Work by Christine Weir, “Override,” “Progenitor,” and “Emergence No. 2,”are each graphite on clay board, and tie into the heavenly ethereality of Radovanovic’s work and make a beautiful form and color match to Ruane’s work in the exhibition. Weir’s pieces here are their own vortex, their own celestial window, flowers or stars exploding in space.

Adrienne DeVine’s mixed media installations and wire art mobiles sing of the earth, if the earth were given wings to spin. Her mobiles are accompanied by rocks and palm leaf sheaths – which speak to Bifulco’s work directly across the gallery. The largest piece is “Serenity in the Garden of Mother Earth and Father Time,” which is surrounded by her other works, including the magical motion of “Dance For Mother Earth.”

Forming a kind of temple is David Hollen’s precise and absorbing “Ordered Heap,” a geometric gem constructed of hemp rope, stainless steel, and rubber, in earthy beige.

Acting as a kind of curatorial companion to Hollen’s spiritual building is the blue and gold work of Rosalyn Myles who offers both an astral map of fabric and dried flora, individual linocut prints, and a site-specific installation, “Stellar, “which seems to be a space pod ejected from the mother ship, replete with throw-back record player.
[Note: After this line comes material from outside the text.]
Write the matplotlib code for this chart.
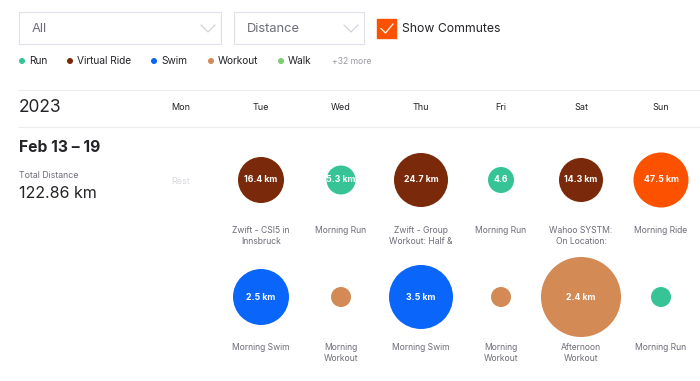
import matplotlib
matplotlib.use("Agg")
import matplotlib.pyplot as plt
from matplotlib.patches import Circle, Rectangle

plt.rcParams['font.family'] = ['Inter', 'DejaVu Sans']

# ---- data ----
days = ['Mon', 'Tue', 'Wed', 'Thu', 'Fri', 'Sat', 'Sun']
legend_types = ['Run', 'Virtual Ride', 'Swim', 'Workout', 'Walk']
type_colors = {'Run': '#36c496', 'Virtual Ride': '#7a2a0a', 'Swim': '#0a66fa',
               'Workout': '#d38a55', 'Walk': '#79cf6e', 'Ride': '#fc5200'}
more_types = '+32 more'
year = '2023'
week_label = 'Feb 13 – 19'
total_distance = '122.86 km'

# day index for each activity (Mon=0)
row1_day = [1, 2, 3, 4, 5, 6]
row1_type = ['Virtual Ride', 'Run', 'Virtual Ride', 'Run', 'Virtual Ride', 'Ride']
row1_text = ['16.4 km', '5.3 km', '24.7 km', '4.6', '14.3 km', '47.5 km']
row1_size = [23, 14.5, 27, 13, 22, 27.5]
row1_name = ['Zwift - CSI5 in\nInnsbruck', 'Morning Run', 'Zwift - Group\nWorkout: Half &',
             'Morning Run', 'Wahoo SYSTM:\nOn Location:', 'Morning Ride']

row2_day = [1, 2, 3, 4, 5, 6]
row2_type = ['Swim', 'Workout', 'Swim', 'Workout', 'Workout', 'Run']
row2_text = ['2.5 km', '', '3.5 km', '', '2.4 km', '']
row2_size = [28, 10, 32, 10, 40, 10]
row2_name = ['Morning Swim', 'Morning\nWorkout', 'Morning Swim', 'Morning\nWorkout',
             'Afternoon\nWorkout', 'Morning Run']

# ---- figure ----
W, H = 700, 381
fig = plt.figure(figsize=(W / 100, H / 100), dpi=100)
ax = fig.add_axes([0, 0, 1, 1])
ax.set_xlim(0, W)
ax.set_ylim(H, 0)
ax.axis('off')

col_x0, col_w = 181, 80
def dx(i):
    return col_x0 + col_w * i

DARK = '#242428'
GREY = '#6d6d78'

# dropdowns
for (x0, x1, label) in [(19, 221, 'All'), (234, 364, 'Distance')]:
    ax.add_patch(Rectangle((x0, 12), x1 - x0, 32, facecolor='white',
                           edgecolor='#dfdfe8', lw=0.8))
    ax.text(x0 + 13, 28.5, label, fontsize=9.3, color='#6d6d78', va='center', ha='left')
    cx = x1 - 13
    ax.plot([cx - 7, cx, cx + 7], [25, 32, 25], color='#cfcfd6', lw=0.8)

# checkbox
ax.add_patch(Rectangle((377, 19), 19, 19, facecolor='#fc5200', edgecolor='#fc5200'))
ax.plot([381, 385.5, 393], [28.5, 33, 24], color='white', lw=0.9)
ax.text(402, 28.5, 'Show Commutes', fontsize=8.8, color=DARK, va='center', ha='left')

# legend
leg_x = [22, 70, 154, 211, 281]
for x, t in zip(leg_x, legend_types):
    ax.add_patch(Circle((x, 61), 3, color=type_colors[t], lw=0))
    ax.text(x + 7, 61, t, fontsize=7.3, color=DARK, va='center', ha='left')
ax.text(332, 61, more_types, fontsize=6.2, color='#9a9aa3', va='center', ha='left')

# separators
ax.plot([19, 700], [90, 90], color='#ececf0', lw=0.8)
ax.plot([19, 700], [127, 127], color='#ececf0', lw=0.8)

# header
ax.text(19, 108, year, fontsize=12.5, color=DARK, va='center', ha='left')
for i, d in enumerate(days):
    ax.text(dx(i), 108, d, fontsize=6.5, color=DARK, va='center', ha='center')

# week summary
ax.text(19, 147, week_label, fontsize=11.3, fontweight='bold', color=DARK, va='center', ha='left')
ax.text(19, 175, 'Total Distance', fontsize=6.3, color=GREY, va='center', ha='left')
ax.text(19, 193, total_distance, fontsize=11.5, color=DARK, va='center', ha='left')
ax.text(dx(0), 181, 'Rest', fontsize=6.5, color='#d8d8de', va='center', ha='center')

def draw_row(days_i, types, texts, sizes, names, cy, name_y):
    for di, t, txt, r, nm in zip(days_i, types, texts, sizes, names):
        x = dx(di)
        c = Circle((x, cy), r, facecolor=type_colors[t], edgecolor='none')
        ax.add_patch(c)
        if txt:
            tt = ax.text(x, cy, txt, fontsize=6.3, fontweight='bold', color='white',
                         va='center', ha='center')
            tt.set_clip_path(c)
        ax.text(x, name_y, nm, fontsize=6.2, color=GREY, va='top', ha='center',
                linespacing=1.35)

draw_row(row1_day, row1_type, row1_text, row1_size, row1_name, 180, 226)
draw_row(row2_day, row2_type, row2_text, row2_size, row2_name, 297, 343)

fig.savefig('out.png', dpi=100)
It is squarely aimed outside the gallery, at a window to a street, and our present-day, pedestrian earth, a world which this viewer found it difficult to re-enter, after spending a wonderful afternoon taking in the celestial wonder of Where Earth Becomes Aether.

To say don’t miss the exhibition is an understatement. Just go. On June 30th, the gallery will host its closing event, a curator walk-through and film premiere from 6:00 PM 7:30 PM. The film is a visual scape for a music album by Joseph Carrillo entitled “Sanctuary Songs,” and it should serve as a delicate adjunct to this intensely beautiful show.

Wonzimer is located at 341-B S Avenue 17, Los Angeles, CA 90031 and is open from 12-7 every day but Monday and Tuesday.